Rows from a dataset of charts and code:

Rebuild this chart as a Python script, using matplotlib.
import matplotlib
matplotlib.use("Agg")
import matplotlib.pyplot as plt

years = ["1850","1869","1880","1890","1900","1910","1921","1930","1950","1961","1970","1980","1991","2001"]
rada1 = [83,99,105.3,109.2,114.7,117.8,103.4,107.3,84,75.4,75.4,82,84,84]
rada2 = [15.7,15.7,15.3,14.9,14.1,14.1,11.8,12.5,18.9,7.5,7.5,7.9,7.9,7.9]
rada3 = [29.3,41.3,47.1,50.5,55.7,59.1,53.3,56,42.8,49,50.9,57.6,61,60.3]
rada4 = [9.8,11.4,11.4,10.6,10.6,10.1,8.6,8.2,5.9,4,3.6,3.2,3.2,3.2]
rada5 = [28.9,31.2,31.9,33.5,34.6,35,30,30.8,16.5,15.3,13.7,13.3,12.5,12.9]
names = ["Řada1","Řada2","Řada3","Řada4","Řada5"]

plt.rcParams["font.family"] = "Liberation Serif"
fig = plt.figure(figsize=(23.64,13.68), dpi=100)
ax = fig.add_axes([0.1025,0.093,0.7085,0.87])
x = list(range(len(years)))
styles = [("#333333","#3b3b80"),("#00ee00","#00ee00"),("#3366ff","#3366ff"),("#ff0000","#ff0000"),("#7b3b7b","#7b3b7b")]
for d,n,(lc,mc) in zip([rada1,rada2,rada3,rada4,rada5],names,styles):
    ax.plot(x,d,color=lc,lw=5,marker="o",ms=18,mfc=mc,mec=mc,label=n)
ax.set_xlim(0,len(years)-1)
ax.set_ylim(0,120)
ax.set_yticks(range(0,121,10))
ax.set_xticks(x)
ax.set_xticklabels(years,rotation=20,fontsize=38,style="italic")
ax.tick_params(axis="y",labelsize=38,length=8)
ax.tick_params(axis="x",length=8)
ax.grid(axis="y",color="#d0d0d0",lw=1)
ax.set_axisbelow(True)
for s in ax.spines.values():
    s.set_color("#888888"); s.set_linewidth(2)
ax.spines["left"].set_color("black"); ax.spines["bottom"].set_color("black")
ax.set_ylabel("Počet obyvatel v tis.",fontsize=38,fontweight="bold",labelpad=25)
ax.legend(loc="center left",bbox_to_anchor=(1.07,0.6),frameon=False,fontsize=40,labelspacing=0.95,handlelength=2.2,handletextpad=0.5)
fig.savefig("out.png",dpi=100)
---
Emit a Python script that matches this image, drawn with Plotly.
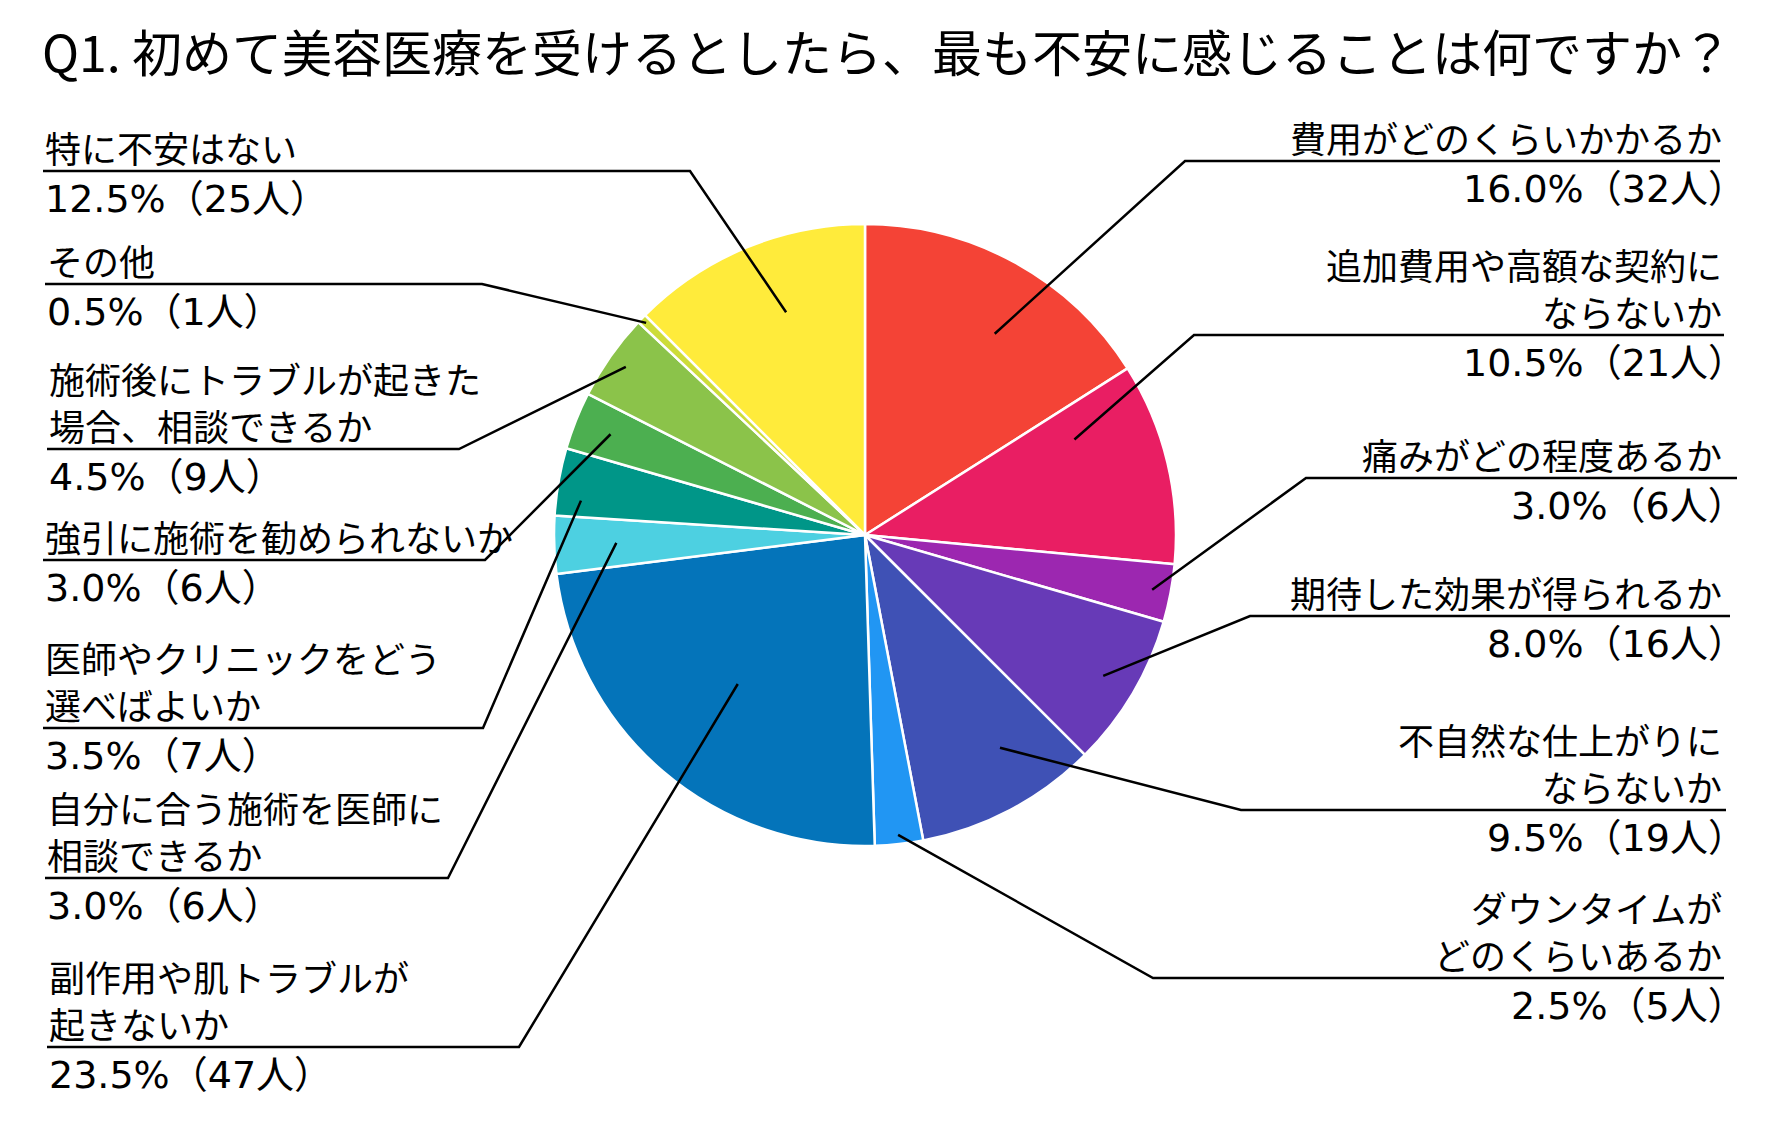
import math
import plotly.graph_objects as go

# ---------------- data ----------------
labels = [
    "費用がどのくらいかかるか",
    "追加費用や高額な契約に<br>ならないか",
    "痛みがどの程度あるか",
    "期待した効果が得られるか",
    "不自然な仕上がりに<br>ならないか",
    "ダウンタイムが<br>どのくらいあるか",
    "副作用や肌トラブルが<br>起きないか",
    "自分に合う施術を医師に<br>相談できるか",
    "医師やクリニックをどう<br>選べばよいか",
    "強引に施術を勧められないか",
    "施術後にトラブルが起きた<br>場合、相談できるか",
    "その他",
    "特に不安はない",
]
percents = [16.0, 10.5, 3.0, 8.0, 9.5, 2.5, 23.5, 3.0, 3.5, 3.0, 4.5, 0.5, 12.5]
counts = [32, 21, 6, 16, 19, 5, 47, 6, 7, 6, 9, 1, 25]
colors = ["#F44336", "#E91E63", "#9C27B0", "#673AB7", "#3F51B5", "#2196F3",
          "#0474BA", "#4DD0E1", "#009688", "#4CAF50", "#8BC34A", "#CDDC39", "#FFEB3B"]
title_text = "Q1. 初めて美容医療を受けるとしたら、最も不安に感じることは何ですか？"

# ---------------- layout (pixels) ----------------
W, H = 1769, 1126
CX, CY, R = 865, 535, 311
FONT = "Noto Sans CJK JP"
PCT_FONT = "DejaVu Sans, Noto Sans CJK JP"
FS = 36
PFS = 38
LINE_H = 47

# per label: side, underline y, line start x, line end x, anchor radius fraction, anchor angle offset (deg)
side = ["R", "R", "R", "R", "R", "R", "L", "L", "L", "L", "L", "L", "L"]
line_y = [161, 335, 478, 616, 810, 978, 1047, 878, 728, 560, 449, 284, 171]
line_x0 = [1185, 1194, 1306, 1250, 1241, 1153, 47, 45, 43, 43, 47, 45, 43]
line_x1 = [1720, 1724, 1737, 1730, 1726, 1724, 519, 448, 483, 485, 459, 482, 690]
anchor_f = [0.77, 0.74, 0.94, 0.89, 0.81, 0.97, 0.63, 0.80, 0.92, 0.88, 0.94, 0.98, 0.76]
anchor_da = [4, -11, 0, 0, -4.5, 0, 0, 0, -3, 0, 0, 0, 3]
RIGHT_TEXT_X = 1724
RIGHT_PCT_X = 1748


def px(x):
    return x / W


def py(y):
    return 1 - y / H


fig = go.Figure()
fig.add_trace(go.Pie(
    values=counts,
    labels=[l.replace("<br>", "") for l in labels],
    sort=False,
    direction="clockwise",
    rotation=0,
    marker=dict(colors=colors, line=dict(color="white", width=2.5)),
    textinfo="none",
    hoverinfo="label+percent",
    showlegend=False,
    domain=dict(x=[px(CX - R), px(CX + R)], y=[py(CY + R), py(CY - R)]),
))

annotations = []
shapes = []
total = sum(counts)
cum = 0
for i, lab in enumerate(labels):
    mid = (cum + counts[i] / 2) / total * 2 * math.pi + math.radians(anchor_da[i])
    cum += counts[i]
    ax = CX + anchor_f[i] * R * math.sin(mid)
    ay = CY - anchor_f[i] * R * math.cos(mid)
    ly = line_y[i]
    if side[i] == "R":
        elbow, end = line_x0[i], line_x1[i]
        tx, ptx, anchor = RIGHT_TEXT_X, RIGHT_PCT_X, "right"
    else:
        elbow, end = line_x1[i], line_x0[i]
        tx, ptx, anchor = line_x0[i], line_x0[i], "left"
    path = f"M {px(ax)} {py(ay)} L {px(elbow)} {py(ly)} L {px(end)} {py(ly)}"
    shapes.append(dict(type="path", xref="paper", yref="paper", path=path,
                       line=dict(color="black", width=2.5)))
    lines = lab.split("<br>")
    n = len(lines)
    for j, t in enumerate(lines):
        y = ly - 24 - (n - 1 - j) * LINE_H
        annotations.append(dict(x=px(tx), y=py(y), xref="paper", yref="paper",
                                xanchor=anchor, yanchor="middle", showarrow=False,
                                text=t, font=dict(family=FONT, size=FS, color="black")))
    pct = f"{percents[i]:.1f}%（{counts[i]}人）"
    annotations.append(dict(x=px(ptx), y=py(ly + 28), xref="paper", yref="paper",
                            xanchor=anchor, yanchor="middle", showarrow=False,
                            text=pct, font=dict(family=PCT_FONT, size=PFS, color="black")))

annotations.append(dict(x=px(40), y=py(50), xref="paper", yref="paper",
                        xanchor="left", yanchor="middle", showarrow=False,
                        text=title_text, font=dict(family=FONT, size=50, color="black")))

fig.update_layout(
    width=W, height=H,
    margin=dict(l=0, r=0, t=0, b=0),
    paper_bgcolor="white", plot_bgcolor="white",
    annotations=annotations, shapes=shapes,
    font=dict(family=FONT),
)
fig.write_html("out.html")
==
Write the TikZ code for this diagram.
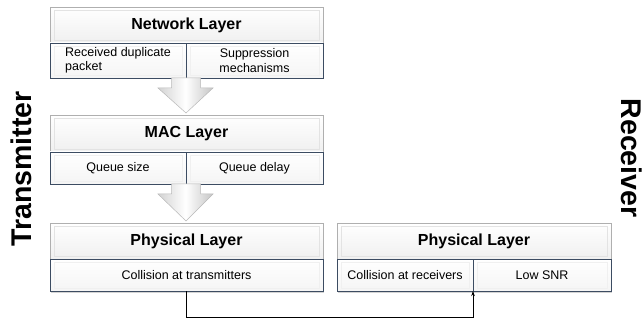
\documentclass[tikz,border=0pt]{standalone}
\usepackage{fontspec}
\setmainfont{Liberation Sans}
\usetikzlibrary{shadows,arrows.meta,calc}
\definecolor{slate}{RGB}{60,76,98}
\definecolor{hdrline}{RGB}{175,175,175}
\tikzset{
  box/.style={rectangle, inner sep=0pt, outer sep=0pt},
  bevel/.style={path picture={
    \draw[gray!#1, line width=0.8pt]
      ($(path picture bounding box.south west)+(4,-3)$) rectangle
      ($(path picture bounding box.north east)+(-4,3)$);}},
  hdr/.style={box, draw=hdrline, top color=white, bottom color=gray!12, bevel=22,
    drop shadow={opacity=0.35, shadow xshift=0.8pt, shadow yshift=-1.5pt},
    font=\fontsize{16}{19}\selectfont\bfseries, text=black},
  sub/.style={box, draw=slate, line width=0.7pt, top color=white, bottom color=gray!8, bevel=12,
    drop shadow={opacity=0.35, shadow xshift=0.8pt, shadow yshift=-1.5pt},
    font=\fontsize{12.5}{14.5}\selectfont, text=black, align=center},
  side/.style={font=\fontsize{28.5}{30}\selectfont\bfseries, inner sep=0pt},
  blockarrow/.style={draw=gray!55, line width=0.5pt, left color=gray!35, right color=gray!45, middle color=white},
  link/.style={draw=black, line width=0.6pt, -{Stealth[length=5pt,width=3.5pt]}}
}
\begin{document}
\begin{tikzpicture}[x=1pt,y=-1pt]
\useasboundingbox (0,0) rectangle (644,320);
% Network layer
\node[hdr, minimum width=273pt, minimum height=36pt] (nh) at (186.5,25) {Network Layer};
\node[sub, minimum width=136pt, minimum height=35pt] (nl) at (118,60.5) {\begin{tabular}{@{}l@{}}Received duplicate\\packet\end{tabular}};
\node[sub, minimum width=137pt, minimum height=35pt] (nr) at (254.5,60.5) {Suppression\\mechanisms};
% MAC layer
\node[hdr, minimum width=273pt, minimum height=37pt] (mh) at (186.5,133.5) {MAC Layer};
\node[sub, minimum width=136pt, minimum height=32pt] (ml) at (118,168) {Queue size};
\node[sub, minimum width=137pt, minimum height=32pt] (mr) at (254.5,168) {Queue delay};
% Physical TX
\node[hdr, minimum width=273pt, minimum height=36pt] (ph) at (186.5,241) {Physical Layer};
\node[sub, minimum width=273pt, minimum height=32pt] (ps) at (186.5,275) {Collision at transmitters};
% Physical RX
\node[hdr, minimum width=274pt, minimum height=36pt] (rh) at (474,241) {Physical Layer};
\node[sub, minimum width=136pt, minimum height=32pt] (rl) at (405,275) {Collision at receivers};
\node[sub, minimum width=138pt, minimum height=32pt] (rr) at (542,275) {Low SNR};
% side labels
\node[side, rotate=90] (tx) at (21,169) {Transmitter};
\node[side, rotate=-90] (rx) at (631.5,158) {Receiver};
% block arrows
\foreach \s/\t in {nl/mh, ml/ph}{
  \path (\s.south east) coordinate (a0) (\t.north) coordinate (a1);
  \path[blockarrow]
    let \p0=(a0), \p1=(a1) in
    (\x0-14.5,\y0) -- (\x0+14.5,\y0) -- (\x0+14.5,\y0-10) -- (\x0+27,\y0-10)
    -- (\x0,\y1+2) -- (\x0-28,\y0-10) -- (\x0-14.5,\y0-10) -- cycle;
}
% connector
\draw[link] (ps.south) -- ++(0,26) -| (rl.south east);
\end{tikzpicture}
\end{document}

> Task
Read through the data and copy every line where "matplotlib" shows up.

> Completed task
Rebuild this chart as a Python script, using matplotlib.
import matplotlib
matplotlib.use("Agg")
import matplotlib.pyplot as plt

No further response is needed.